start Data entries
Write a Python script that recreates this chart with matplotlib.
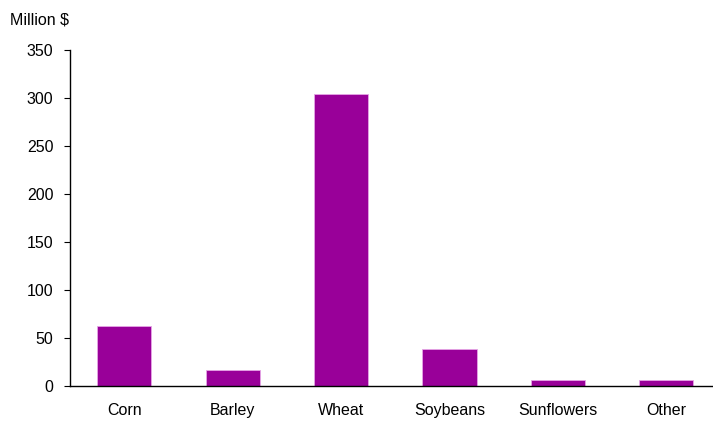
import matplotlib.pyplot as plt

crops = ['Corn', 'Barley', 'Wheat', 'Soybeans', 'Sunflowers', 'Other']
values = [62.8, 16.7, 304.5, 38.2, 5.9, 5.9]
yticks = [0, 50, 100, 150, 200, 250, 300, 350]

plt.rcParams['font.family'] = ['Liberation Sans', 'DejaVu Sans']
fs = 11.5

fig = plt.figure(figsize=(7.13, 4.21), dpi=100)
ax = fig.add_axes([70/713, 1-386/421, 1-70/713, (386-50)/421])

ax.bar(range(len(crops)), values, width=0.5, color='#990099', edgecolor='#e6a6e6', linewidth=0.6)

ax.set_xlim(-0.5, 5.43)
ax.set_ylim(0, 350)
ax.set_yticks(yticks)
ax.set_xticks(range(len(crops)))
ax.set_xticklabels(crops, fontsize=fs)
ax.tick_params(axis='x', length=0, pad=12)
ax.tick_params(axis='y', length=4, direction='out', labelsize=fs, pad=8)

for s in ['top', 'right']:
    ax.spines[s].set_visible(False)
ax.spines['left'].set_linewidth(1.0)
ax.spines['bottom'].set_linewidth(1.0)

fig.text(10/713, 1-20/421, 'Million $', fontsize=fs, va='center', ha='left')

fig.savefig('out.png', dpi=100)
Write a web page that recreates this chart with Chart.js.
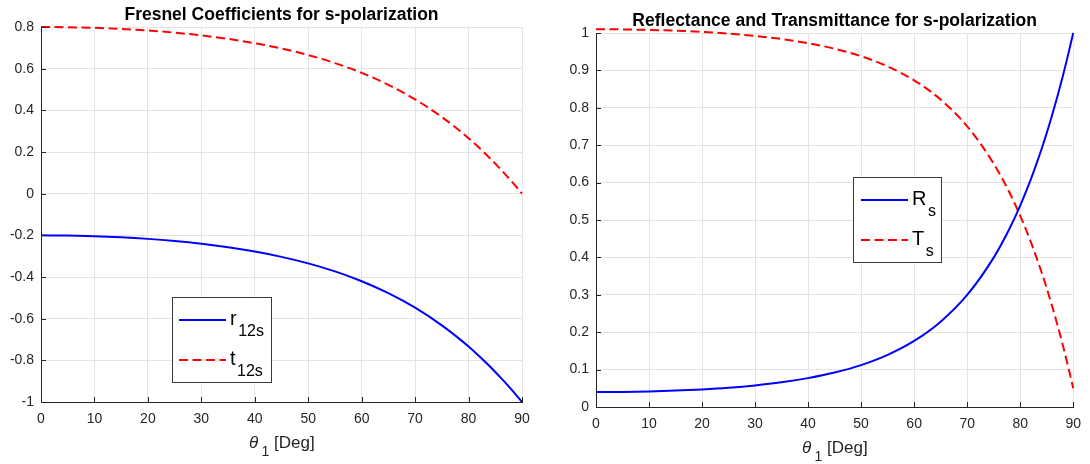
end Data entries
What you need to do: Write out the data precisely as given, excluding the pictures.

Finished task:
Write a Python script that recreates this chart with matplotlib.
import matplotlib.pyplot as plt

crops = ['Corn', 'Barley', 'Wheat', 'Soybeans', 'Sunflowers', 'Other']
values = [62.8, 16.7, 304.5, 38.2, 5.9, 5.9]
yticks = [0, 50, 100, 150, 200, 250, 300, 350]

plt.rcParams['font.family'] = ['Liberation Sans', 'DejaVu Sans']
fs = 11.5

fig = plt.figure(figsize=(7.13, 4.21), dpi=100)
ax = fig.add_axes([70/713, 1-386/421, 1-70/713, (386-50)/421])

ax.bar(range(len(crops)), values, width=0.5, color='#990099', edgecolor='#e6a6e6', linewidth=0.6)

ax.set_xlim(-0.5, 5.43)
ax.set_ylim(0, 350)
ax.set_yticks(yticks)
ax.set_xticks(range(len(crops)))
ax.set_xticklabels(crops, fontsize=fs)
ax.tick_params(axis='x', length=0, pad=12)
ax.tick_params(axis='y', length=4, direction='out', labelsize=fs, pad=8)

for s in ['top', 'right']:
    ax.spines[s].set_visible(False)
ax.spines['left'].set_linewidth(1.0)
ax.spines['bottom'].set_linewidth(1.0)

fig.text(10/713, 1-20/421, 'Million $', fontsize=fs, va='center', ha='left')

fig.savefig('out.png', dpi=100)
Write a web page that recreates this chart with Chart.js.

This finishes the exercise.